Retype, with no alterations, every line between the one containing "What matplotlib code" and the one containing "ax.plot(xfit, slope *", counting both of those lines too. Pictures are to be left out.

* DATASET ROWS
***
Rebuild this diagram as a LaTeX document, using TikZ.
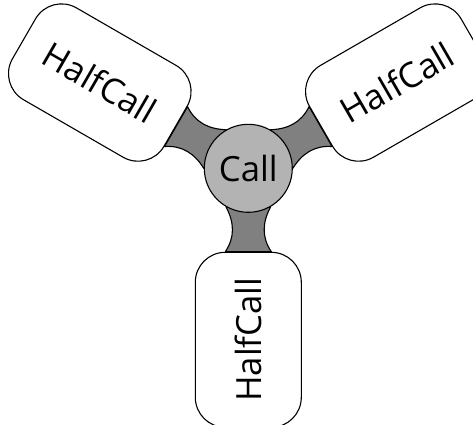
\documentclass[tikz,border=0pt]{standalone}
\usepackage{fontspec}
\newfontfamily\diagfont{Open Sans}
\usetikzlibrary{calc,backgrounds}
\definecolor{callgray}{HTML}{B3B3B3}
\definecolor{neckgray}{HTML}{808080}
\tikzset{
  halfbox/.style={draw=black, fill=white, line width=1.1pt, rounded corners=30pt,
    minimum width=175pt, minimum height=106pt, inner sep=0pt,
    font=\diagfont\fontsize{34.7}{40}\selectfont},
  callnode/.style={circle, draw=black, fill=callgray, line width=1.1pt,
    minimum size=88pt, inner sep=0pt, font=\diagfont\fontsize{34.7}{40}\selectfont},
  neck/.style={draw=black, fill=neckgray, line width=1.1pt, line join=round}
}
\begin{document}
\begin{tikzpicture}[x=1pt,y=1pt]
\useasboundingbox (-248.3,-255.7) rectangle (224.7,168.3);
\clip (-248.3,-255.7) rectangle (224.7,168.3);
\node[callnode] (c) at (0,0) {Call};
\node[halfbox, rotate=-30] (h1) at (150:171.5) {HalfCall};
\node[halfbox, rotate=30] (h2) at (30:171.5) {HalfCall};
\node[halfbox, rotate=90] (h3) at (270:171.5) {HalfCall};
\begin{scope}[on background layer]
  \path[neck] (c.120) to[out=178, in=296] ($(h1.east)!0.43!(h1.north east)$)
    -- ($(h1.east)!0.43!(h1.south east)$) to[out=4, in=122] (c.180) -- cycle;
  \path[neck] (c.0) to[out=58, in=176] ($(h2.west)!0.43!(h2.south west)$)
    -- ($(h2.west)!0.43!(h2.north west)$) to[out=244, in=2] (c.60) -- cycle;
  \path[neck] (c.240) to[out=298, in=56] ($(h3.east)!0.43!(h3.north east)$)
    -- ($(h3.east)!0.43!(h3.south east)$) to[out=124, in=242] (c.300) -- cycle;
\end{scope}
\end{tikzpicture}
\end{document}
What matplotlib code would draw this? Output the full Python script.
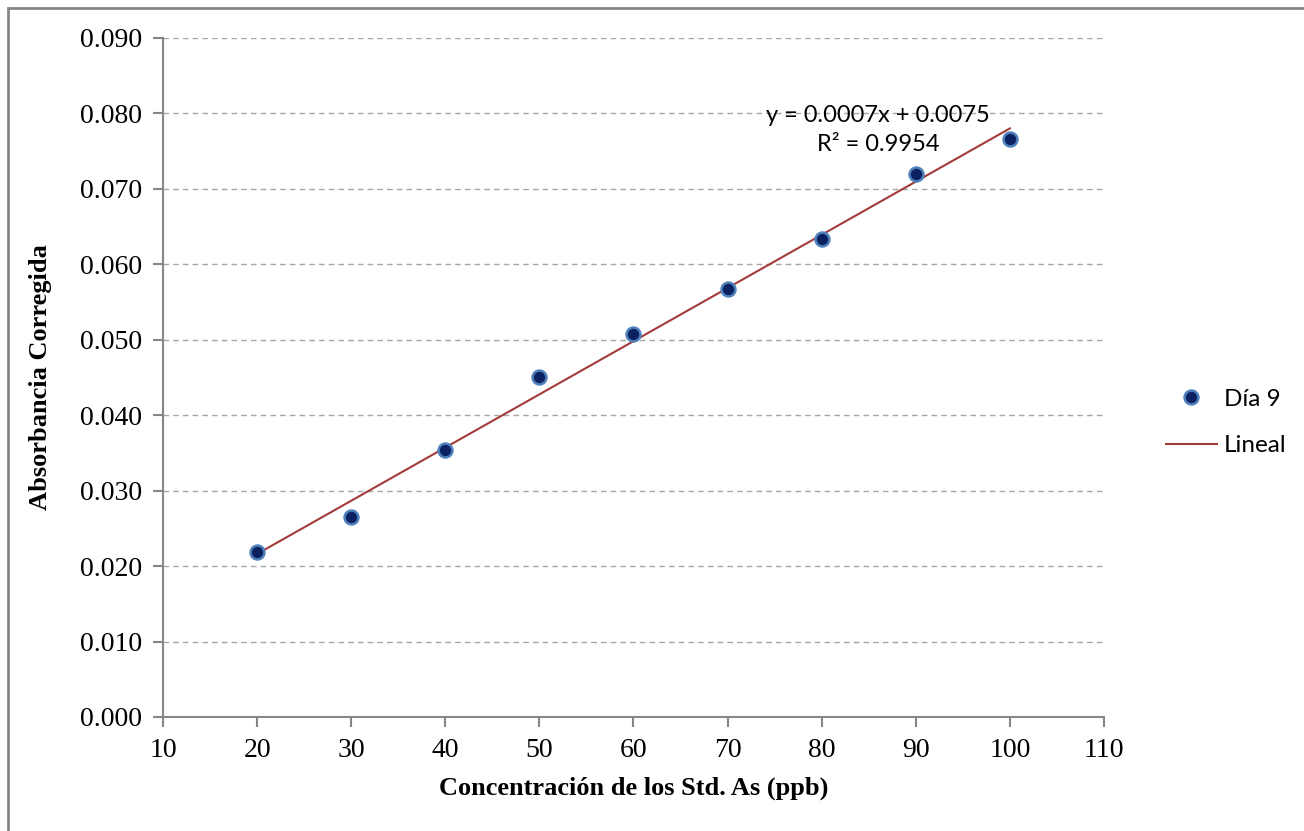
import numpy as np
import matplotlib
matplotlib.use("Agg")
import matplotlib.pyplot as plt
from matplotlib.patches import Rectangle
from matplotlib.lines import Line2D

# Data
conc = [20, 30, 40, 50, 60, 70, 80, 90, 100]
absorb = [0.0219, 0.0265, 0.0354, 0.0450, 0.0508, 0.0567, 0.0634, 0.0720, 0.0766]
series_name = "Día 9"
trend_name = "Lineal"
eq_text = "y = 0.0007x + 0.0075\nR² = 0.9954"

serif = ["Liberation Serif", "DejaVu Serif"]
sans = ["Lato", "DejaVu Sans"]

fig = plt.figure(figsize=(13.04, 8.31), dpi=100)
ax = fig.add_axes([0.125, 0.1372, 0.7216, 0.8171])

# outer chart border
fig.patches.append(Rectangle((8 / 1304, -0.1), 1.2, 1.1 - 8 / 831,
                             transform=fig.transFigure, fill=False,
                             edgecolor="#868686", linewidth=2))

# linear fit
slope, intercept = np.polyfit(conc, absorb, 1)
xfit = np.array([min(conc), max(conc)])
ax.plot(xfit, slope * xfit + intercept, color="#A33B3B", linewidth=1.5, zorder=2)

ax.plot(conc, absorb, linestyle="none", marker="o", markersize=10,
        markerfacecolor="#0B2160", markeredgecolor="#4F81BD",
        markeredgewidth=1.8, zorder=3)

ax.text(86.0, 0.0778, eq_text, ha="center", va="center",
        fontsize=17, family=sans, linespacing=1.43)

ax.set_xlim(10, 110)
ax.set_ylim(0, 0.09)
ax.set_xticks(np.arange(10, 111, 10))
ax.set_yticks(np.arange(0, 0.0901, 0.01))
ax.set_yticklabels([f"{v:.3f}" for v in np.arange(0, 0.0901, 0.01)])

ax.yaxis.grid(True, linestyle=(0, (4, 3)), color="#A6A6A6", linewidth=1)
ax.set_axisbelow(True)
for s in ["top", "right"]:
    ax.spines[s].set_visible(False)
for s in ["left", "bottom"]:
    ax.spines[s].set_color("#868686")
    ax.spines[s].set_linewidth(1.5)
ax.tick_params(direction="out", length=7, width=1.5, color="#868686",
               labelsize=20, pad=8)
for lab in ax.get_xticklabels() + ax.get_yticklabels():
    lab.set_family(serif)

ax.set_xlabel("Concentración de los Std. As (ppb)", family=serif,
              fontsize=19, fontweight="bold", labelpad=10)
ax.set_ylabel("Absorbancia Corregida", family=serif,
              fontsize=19, fontweight="bold", labelpad=20)

handles = [
    Line2D([], [], linestyle="none", marker="o", markersize=10,
           markerfacecolor="#0B2160", markeredgecolor="#4F81BD",
           markeredgewidth=1.8),
    Line2D([], [], color="#A33B3B", linewidth=1.5),
]
ax.legend(handles, [series_name, trend_name], loc="center left",
          bbox_to_anchor=(1.0425, 0.434), frameon=False, handlelength=2.1,
          handletextpad=0.3, labelspacing=1.05,
          prop={"family": sans, "size": 17.5})

fig.savefig("out.png", dpi=100)
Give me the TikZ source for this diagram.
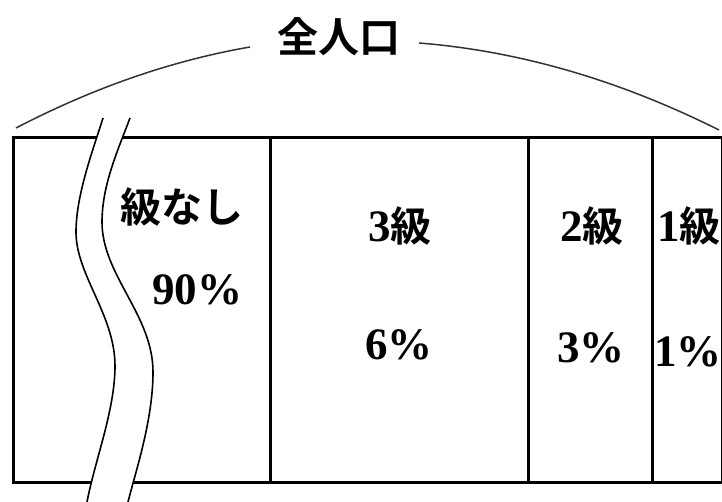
\documentclass[tikz,border=0pt]{standalone}
\usepackage{fontspec}
\setmainfont{Liberation Serif}
\newfontfamily\cjk{Noto Sans CJK JP}[BoldFont=Noto Sans CJK JP Bold]
\newcommand{\jp}[1]{{\cjk\fontsize{41}{48}\selectfont #1}}
\begin{document}
\begin{tikzpicture}[x=1pt,y=-1pt,
  lbl/.style={inner sep=0pt, font=\fontsize{45}{50}\selectfont\bfseries},
  frame/.style={line width=3pt, black},
  brk/.style={line width=1.6pt, black},
  arcline/.style={line width=1.5pt, black!80}]
\useasboundingbox (0,0) rectangle (722,502);
% bar
\draw[frame] (13,138) rectangle (722,482);
\draw[frame] (270,138) -- (270,482);
\draw[frame] (528,138) -- (528,482);
\draw[frame] (652,138) -- (652,482);
% break strip
\def\leftc{(103,118) .. controls (93,150) and (76,195) .. (76,232) .. controls (76,275) and (115,315) .. (115,366) .. controls (115,410) and (95,460) .. (87,502)}
\def\rightc{(128,502) .. controls (136,470) and (153,420) .. (153,372) .. controls (153,315) and (102,275) .. (102,222) .. controls (102,185) and (118,150) .. (130,118)}
\fill[white] \leftc -- \rightc -- cycle;
\draw[brk] \leftc;
\draw[brk] \rightc;
% title and arc
\node[lbl] (total) at (339,37) {\jp{全人口}};
\coordinate (L) at (16,128);
\coordinate (al) at (250,47);
\coordinate (ar) at (419,43);
\coordinate (R) at (719,130);
\draw[arcline] (L) .. controls (94,87.5) and (172,60.5) .. (al);
\draw[arcline] (ar) .. controls (519,51) and (619,80) .. (R);
% labels
\node[lbl] (n0) at (182,207) {\jp{級なし}};
\node[lbl] (p0) at (197,290) {90\%};
\node[lbl] (n3) at (400,226) {3\jp{級}};
\node[lbl] (p3) at (399,345) {6\%};
\node[lbl] (n2) at (592,226) {2\jp{級}};
\node[lbl] (p2) at (591,348) {3\%};
\node[lbl] (n1) at (689,226) {1\jp{級}};
\node[lbl] (p1) at (688,352) {1\%};
\end{tikzpicture}
\end{document}
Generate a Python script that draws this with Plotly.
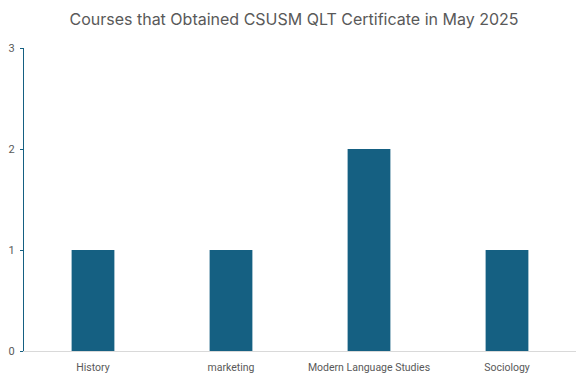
import plotly.graph_objects as go

categories = ["History", "marketing", "Modern Language Studies", "Sociology"]
counts = [1, 1, 2, 1]
y_ticks = [0, 1, 2, 3]

bar_color = "#156082"

fig = go.Figure(go.Bar(
    x=categories, y=counts, marker=dict(color=bar_color, line=dict(width=0)),
    width=0.31,
))

fig.update_layout(
    width=588, height=382,
    margin=dict(l=24, r=12, t=48, b=31),
    paper_bgcolor="white", plot_bgcolor="white",
    showlegend=False,
    title=dict(
        text="Courses that Obtained CSUSM QLT Certificate in May 2025",
        x=0.5, xanchor="center", y=0.948, yanchor="middle",
        font=dict(family="Inter, Open Sans, sans-serif", size=16, color="#595959"),
    ),
    font=dict(family="Liberation Sans Narrow, Roboto, sans-serif", color="#595959", size=11),
)

fig.update_xaxes(
    showgrid=False, showline=True, linecolor="#D9D9D9", linewidth=1,
    ticks="", tickfont=dict(size=10.5, color="#595959"),
    ticklabelstandoff=6, automargin=False,
    zeroline=False,
)
fig.update_yaxes(
    range=[0, 3], tickvals=y_ticks, showgrid=False,
    showline=True, linecolor="#156082", linewidth=1.3,
    ticks="outside", ticklen=3, tickcolor="#156082",
    tickfont=dict(size=11, color="#595959"), zeroline=False,
    ticklabelstandoff=3, automargin=False,
)

fig.write_html("out.html")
***
* ANSWER TO THIS PROBLEM
What matplotlib code would draw this? Output the full Python script.
import numpy as np
import matplotlib
matplotlib.use("Agg")
import matplotlib.pyplot as plt
from matplotlib.patches import Rectangle
from matplotlib.lines import Line2D

# Data
conc = [20, 30, 40, 50, 60, 70, 80, 90, 100]
absorb = [0.0219, 0.0265, 0.0354, 0.0450, 0.0508, 0.0567, 0.0634, 0.0720, 0.0766]
series_name = "Día 9"
trend_name = "Lineal"
eq_text = "y = 0.0007x + 0.0075\nR² = 0.9954"

serif = ["Liberation Serif", "DejaVu Serif"]
sans = ["Lato", "DejaVu Sans"]

fig = plt.figure(figsize=(13.04, 8.31), dpi=100)
ax = fig.add_axes([0.125, 0.1372, 0.7216, 0.8171])

# outer chart border
fig.patches.append(Rectangle((8 / 1304, -0.1), 1.2, 1.1 - 8 / 831,
                             transform=fig.transFigure, fill=False,
                             edgecolor="#868686", linewidth=2))

# linear fit
slope, intercept = np.polyfit(conc, absorb, 1)
xfit = np.array([min(conc), max(conc)])
ax.plot(xfit, slope * xfit + intercept, color="#A33B3B", linewidth=1.5, zorder=2)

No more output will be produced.